Deniz Yıldız : Şu an askerde ama hırslı ve yetenekli bir jokey. Önde kaçan ve sprint yapan atlarla başarısı mevcut. Dikkat edilmesi gereken bir jokeydir.
Nurettin Şen : Yetenekli bir jokey ancak şu an için mental olarak bitik vaziyette. Çok çok büyük bir favoriye binmediği sürece yazmaya şu an için gerek yok.
Özcan Yıldırım : Genelde önde kaçan atlarla daha başarılı. Tek tük sprinter isimleri de getirebiliyor. Ancak genel anlamda ortanın üstünde bir jokeyimiz.
Murat Gündüzeli : Yetenekli ve iyi bir jokey. Geçmiş yıllarda mücadele gücü çok düşüktü. O eksikliği farketmiş olacak ki şu an o konu da da iyi seviyede. İyi jokey.
Ahmet Çelik : Yetenekli bir jokey. Sprinter isimlerle daha iyi yarışları var. Ancak çok zeki bir jokey olduğunu düşünmüyorum. Sadece yetenekli diyelim.
Müslüm Çelik : Başarıya giden her yol mübahtır tarzı takılan ve genelde Ahmet Çelik ile al gülüm ver gülüm yapan bir jokey. Ankara’da iyi bir dönem geçirdi ama İstanbul’da henüz istenilen seviyede değil.
Sadettin Boyraz : Ne zaman nasıl at bineceği hiç belli olmaz. Favoriye binerse genelde getiremiyor. En iyinin bir alt kademesindeki jokeylerden.
Halis Karataş : Atlara en iyi sprint yaptıran bir jokey. Tek kötü yanı koşularda insiyatif almamasıdır. Koşuda verilen taktiğe harfiyen yerine getirmesi en kötü huyudur. Onun dışında profesyonelliği ile tartışmasız en iyi jokeydir.

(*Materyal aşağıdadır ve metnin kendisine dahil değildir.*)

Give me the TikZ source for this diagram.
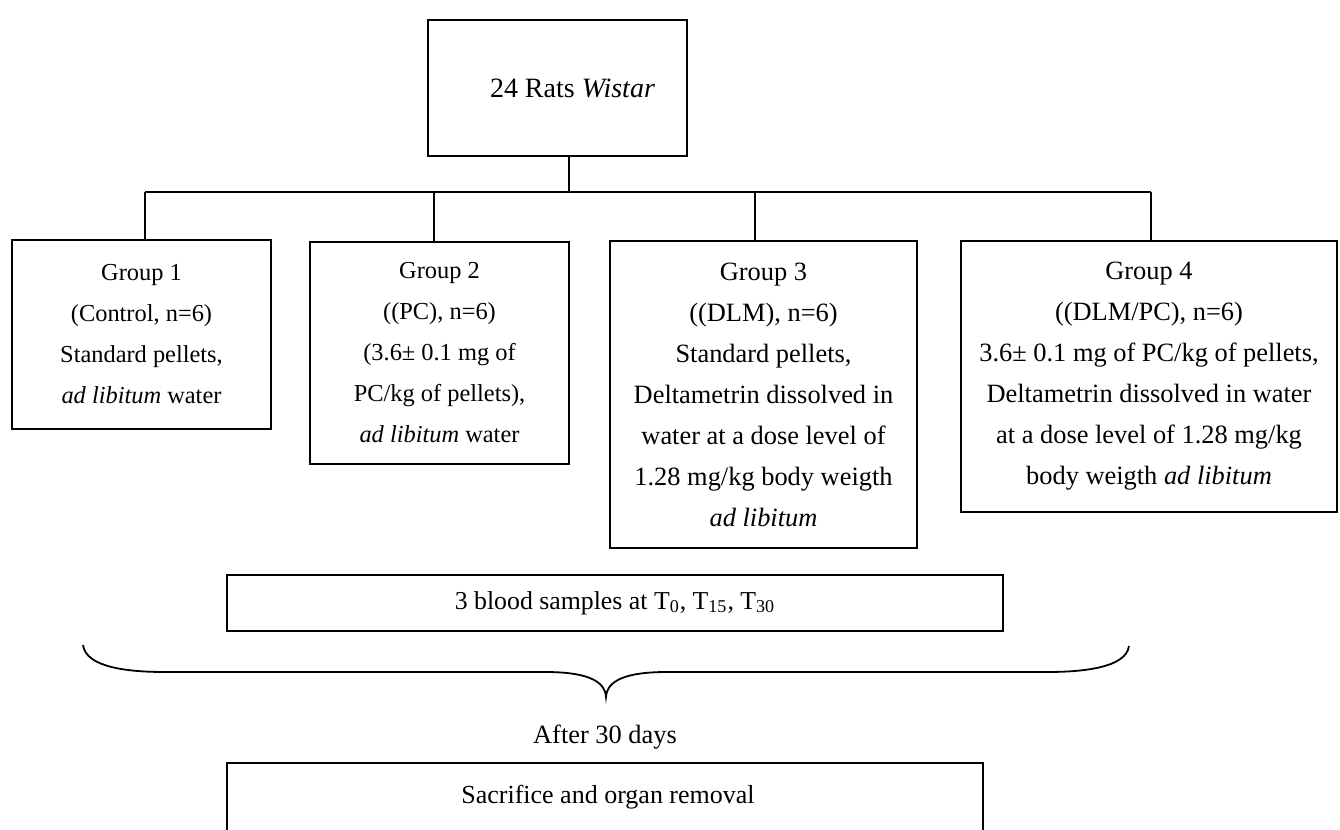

At Sahipleri : Bazı at sahipleri kaliteli atlara sahip olmalarına rağmen iyi ahır bakımına sahip değildirler. Bu nedenle atlar istedikleri verimi vermezler. Bazı at sahipleri ise atlarına gözü gibi bakarlar.  Bu sayede orjini idare eder seviyedeki atlar çok üst düzey performans gösterebilirler. Kuyumciyan, Gülerce, Kurtel Emin, Atman, Kitapçı, Aracı, Cemiloğlu, Sponza, Taniyiğit ekürisi iyi ahır bakımına sahip ekürilerden bir kaçıdır. Bazı eküriler ise çok fazla at sahibi olduklarından her atları ile çok iyi ilgilenemiyorlar. Bu nedenle istedikleri verimi alamayabiliyorlar. Bu ekürilerden bir kaçı Karaca, Kaya, Özçolak, Çelik ekürisi örnekler sıralanabilir.